● **STATED EXERCISE**: Output the first line of the listing and each line after it, up to and including the line that contains "9, 20, 30];", exactly as written, minus the pictures.

# Start of DATASET EXCERPT

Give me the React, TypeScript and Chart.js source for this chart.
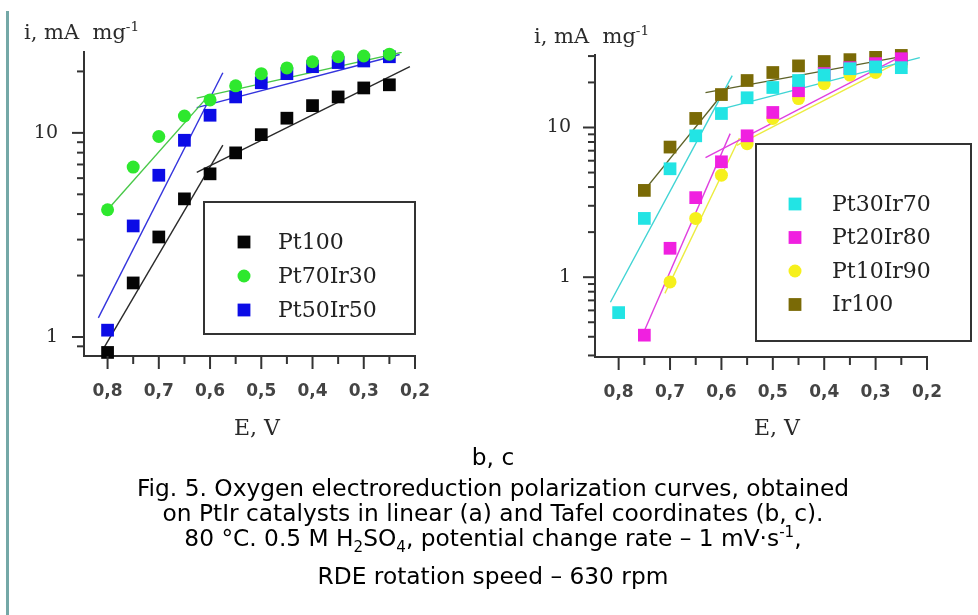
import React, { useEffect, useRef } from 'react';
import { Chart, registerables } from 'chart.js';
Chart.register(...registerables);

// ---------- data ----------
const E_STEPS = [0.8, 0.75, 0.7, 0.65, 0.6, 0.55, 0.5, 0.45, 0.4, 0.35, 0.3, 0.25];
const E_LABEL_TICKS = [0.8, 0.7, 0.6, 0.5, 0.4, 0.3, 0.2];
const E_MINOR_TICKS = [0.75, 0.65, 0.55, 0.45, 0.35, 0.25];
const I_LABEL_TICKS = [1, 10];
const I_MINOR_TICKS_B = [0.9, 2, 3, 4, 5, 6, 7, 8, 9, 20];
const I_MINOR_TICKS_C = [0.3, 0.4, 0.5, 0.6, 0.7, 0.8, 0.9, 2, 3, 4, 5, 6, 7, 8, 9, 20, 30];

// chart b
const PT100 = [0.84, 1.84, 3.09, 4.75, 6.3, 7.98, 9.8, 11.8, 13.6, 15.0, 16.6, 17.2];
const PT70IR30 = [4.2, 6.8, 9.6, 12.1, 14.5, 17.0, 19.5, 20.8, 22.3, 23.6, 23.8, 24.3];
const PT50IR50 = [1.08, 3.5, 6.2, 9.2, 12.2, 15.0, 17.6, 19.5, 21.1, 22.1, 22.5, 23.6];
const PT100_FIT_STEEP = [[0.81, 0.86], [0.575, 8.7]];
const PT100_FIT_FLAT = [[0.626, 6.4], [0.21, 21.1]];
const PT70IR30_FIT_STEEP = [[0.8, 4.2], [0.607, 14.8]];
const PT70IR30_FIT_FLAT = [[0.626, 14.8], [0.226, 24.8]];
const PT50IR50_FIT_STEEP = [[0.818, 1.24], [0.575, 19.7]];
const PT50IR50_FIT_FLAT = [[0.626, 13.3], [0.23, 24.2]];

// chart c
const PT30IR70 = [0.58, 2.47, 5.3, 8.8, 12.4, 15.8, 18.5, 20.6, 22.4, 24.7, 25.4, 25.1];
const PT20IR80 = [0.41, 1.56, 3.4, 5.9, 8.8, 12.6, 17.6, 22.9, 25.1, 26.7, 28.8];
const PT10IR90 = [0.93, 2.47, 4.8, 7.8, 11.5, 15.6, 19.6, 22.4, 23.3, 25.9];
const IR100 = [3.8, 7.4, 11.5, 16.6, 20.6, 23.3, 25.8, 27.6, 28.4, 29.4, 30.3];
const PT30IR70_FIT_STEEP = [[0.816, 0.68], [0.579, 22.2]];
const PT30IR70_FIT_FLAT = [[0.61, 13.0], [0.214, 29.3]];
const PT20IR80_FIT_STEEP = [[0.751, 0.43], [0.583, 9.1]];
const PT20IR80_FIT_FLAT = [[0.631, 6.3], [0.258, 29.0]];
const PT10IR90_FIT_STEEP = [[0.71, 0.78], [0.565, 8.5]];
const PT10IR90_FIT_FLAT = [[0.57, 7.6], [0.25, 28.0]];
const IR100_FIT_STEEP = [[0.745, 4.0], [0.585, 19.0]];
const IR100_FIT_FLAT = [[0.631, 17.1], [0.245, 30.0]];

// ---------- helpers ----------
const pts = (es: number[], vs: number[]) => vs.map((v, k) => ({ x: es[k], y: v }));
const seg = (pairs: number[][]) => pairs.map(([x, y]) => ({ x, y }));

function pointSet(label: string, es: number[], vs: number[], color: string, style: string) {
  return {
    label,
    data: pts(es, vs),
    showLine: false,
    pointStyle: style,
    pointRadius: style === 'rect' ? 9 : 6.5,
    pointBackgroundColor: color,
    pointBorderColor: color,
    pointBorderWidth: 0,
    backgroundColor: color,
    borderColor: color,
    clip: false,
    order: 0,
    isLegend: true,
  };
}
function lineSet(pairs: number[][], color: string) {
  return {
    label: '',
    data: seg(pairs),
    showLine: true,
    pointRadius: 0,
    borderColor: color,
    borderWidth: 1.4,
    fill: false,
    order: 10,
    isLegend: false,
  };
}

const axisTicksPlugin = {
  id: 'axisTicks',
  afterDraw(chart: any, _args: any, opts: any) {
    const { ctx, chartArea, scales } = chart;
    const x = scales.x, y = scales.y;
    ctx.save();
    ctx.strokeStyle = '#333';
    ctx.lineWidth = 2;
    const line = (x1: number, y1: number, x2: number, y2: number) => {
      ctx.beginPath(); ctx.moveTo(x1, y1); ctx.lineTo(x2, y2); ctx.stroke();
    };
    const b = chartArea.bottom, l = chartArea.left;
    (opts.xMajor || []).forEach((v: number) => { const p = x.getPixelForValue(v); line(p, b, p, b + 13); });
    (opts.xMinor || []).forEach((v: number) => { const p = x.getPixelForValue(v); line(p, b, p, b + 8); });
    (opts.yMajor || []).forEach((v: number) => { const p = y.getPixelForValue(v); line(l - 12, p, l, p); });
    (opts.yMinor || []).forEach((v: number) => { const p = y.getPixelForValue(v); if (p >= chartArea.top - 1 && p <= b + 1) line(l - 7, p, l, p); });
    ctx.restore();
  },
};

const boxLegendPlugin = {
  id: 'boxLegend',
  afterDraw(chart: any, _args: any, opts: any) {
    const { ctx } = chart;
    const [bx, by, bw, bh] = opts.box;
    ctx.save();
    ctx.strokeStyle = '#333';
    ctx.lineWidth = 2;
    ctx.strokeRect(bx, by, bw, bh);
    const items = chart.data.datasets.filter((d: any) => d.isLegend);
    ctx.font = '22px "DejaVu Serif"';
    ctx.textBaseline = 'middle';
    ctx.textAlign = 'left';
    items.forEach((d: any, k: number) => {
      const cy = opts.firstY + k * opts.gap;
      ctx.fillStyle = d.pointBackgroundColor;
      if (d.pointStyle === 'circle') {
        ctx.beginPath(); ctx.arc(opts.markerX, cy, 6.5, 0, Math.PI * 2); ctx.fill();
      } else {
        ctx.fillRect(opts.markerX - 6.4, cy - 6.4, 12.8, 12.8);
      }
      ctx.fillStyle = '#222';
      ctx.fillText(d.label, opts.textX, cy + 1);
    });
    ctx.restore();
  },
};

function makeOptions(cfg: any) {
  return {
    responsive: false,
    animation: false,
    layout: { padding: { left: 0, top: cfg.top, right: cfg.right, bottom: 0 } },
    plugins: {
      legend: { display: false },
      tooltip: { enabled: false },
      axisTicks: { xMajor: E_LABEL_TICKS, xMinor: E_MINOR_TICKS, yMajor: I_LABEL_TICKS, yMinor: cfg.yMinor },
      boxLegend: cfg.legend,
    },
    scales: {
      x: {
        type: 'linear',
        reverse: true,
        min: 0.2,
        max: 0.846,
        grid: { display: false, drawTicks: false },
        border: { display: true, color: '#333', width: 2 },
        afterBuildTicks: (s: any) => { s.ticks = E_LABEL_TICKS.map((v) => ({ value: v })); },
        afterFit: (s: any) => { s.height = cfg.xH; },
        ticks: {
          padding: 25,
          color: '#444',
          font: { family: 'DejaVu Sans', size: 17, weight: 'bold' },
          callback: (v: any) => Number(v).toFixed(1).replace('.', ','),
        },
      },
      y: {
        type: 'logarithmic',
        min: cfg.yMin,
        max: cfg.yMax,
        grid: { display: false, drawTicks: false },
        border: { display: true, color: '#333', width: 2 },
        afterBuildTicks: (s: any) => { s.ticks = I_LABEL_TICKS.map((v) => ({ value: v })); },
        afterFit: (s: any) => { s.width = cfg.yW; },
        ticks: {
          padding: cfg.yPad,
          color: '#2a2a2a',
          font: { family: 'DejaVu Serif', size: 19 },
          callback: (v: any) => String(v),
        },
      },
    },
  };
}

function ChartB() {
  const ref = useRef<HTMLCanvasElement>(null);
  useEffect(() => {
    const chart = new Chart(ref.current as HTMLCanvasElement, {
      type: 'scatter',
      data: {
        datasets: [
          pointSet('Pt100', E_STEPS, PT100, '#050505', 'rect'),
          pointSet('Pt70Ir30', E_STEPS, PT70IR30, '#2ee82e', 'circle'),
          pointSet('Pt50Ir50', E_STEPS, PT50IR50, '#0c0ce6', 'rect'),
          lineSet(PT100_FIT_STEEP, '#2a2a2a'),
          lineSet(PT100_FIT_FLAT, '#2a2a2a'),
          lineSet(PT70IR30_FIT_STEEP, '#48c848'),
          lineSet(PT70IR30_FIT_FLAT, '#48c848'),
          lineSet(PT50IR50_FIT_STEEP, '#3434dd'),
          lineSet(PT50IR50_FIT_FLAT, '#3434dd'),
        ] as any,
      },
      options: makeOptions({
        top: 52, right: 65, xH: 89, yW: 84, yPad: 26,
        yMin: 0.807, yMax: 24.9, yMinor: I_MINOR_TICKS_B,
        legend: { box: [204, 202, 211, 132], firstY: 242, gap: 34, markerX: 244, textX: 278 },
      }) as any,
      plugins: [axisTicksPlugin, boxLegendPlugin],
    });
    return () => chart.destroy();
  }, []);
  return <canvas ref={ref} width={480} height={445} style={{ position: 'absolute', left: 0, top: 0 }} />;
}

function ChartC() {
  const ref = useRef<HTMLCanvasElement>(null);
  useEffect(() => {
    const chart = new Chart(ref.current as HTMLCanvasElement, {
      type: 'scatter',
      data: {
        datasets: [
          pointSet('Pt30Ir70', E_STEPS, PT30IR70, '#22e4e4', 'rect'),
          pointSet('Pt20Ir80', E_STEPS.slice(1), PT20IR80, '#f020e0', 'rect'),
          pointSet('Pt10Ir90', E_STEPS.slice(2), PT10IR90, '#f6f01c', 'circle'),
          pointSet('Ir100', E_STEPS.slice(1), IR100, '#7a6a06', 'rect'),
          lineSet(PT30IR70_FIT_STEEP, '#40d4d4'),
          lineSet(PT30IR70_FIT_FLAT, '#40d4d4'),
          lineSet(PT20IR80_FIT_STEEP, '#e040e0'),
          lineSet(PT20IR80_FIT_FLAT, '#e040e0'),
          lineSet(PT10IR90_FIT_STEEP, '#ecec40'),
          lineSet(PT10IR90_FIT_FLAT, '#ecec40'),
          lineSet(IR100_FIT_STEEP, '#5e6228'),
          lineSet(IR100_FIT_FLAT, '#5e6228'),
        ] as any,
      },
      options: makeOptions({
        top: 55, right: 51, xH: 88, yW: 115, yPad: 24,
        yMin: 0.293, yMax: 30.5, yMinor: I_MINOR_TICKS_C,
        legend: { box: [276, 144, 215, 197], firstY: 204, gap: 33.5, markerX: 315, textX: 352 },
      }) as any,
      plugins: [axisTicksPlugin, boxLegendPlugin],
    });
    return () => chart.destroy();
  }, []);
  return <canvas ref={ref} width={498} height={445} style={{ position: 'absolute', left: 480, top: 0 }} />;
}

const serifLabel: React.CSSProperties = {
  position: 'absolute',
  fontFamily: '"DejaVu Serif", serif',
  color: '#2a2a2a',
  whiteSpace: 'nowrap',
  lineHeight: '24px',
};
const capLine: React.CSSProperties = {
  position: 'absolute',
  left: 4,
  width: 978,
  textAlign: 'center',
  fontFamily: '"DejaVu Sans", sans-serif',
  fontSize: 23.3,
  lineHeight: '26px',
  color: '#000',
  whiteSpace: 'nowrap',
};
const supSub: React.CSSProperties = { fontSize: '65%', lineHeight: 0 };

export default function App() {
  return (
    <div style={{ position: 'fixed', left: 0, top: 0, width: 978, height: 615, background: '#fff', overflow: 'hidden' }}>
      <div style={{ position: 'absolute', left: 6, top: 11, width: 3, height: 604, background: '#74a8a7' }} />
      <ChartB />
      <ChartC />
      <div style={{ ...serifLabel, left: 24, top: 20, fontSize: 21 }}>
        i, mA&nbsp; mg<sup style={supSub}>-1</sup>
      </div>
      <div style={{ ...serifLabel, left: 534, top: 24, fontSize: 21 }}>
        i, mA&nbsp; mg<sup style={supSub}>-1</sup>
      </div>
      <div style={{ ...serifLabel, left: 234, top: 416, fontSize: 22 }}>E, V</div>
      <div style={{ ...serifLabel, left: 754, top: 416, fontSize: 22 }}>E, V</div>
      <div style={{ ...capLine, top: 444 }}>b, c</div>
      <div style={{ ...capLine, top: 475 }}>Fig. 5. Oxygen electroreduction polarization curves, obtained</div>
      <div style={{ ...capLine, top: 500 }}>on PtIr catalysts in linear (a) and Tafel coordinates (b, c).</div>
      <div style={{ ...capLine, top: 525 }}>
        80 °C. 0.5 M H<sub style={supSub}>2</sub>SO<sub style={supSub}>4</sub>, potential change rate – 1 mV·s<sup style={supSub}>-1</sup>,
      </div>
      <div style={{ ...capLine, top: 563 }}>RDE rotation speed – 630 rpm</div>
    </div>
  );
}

# End of DATASET EXCERPT

● **CORRECT RESPONSE**:
Give me the React, TypeScript and Chart.js source for this chart.
import React, { useEffect, useRef } from 'react';
import { Chart, registerables } from 'chart.js';
Chart.register(...registerables);

// ---------- data ----------
const E_STEPS = [0.8, 0.75, 0.7, 0.65, 0.6, 0.55, 0.5, 0.45, 0.4, 0.35, 0.3, 0.25];
const E_LABEL_TICKS = [0.8, 0.7, 0.6, 0.5, 0.4, 0.3, 0.2];
const E_MINOR_TICKS = [0.75, 0.65, 0.55, 0.45, 0.35, 0.25];
const I_LABEL_TICKS = [1, 10];
const I_MINOR_TICKS_B = [0.9, 2, 3, 4, 5, 6, 7, 8, 9, 20];
const I_MINOR_TICKS_C = [0.3, 0.4, 0.5, 0.6, 0.7, 0.8, 0.9, 2, 3, 4, 5, 6, 7, 8, 9, 20, 30];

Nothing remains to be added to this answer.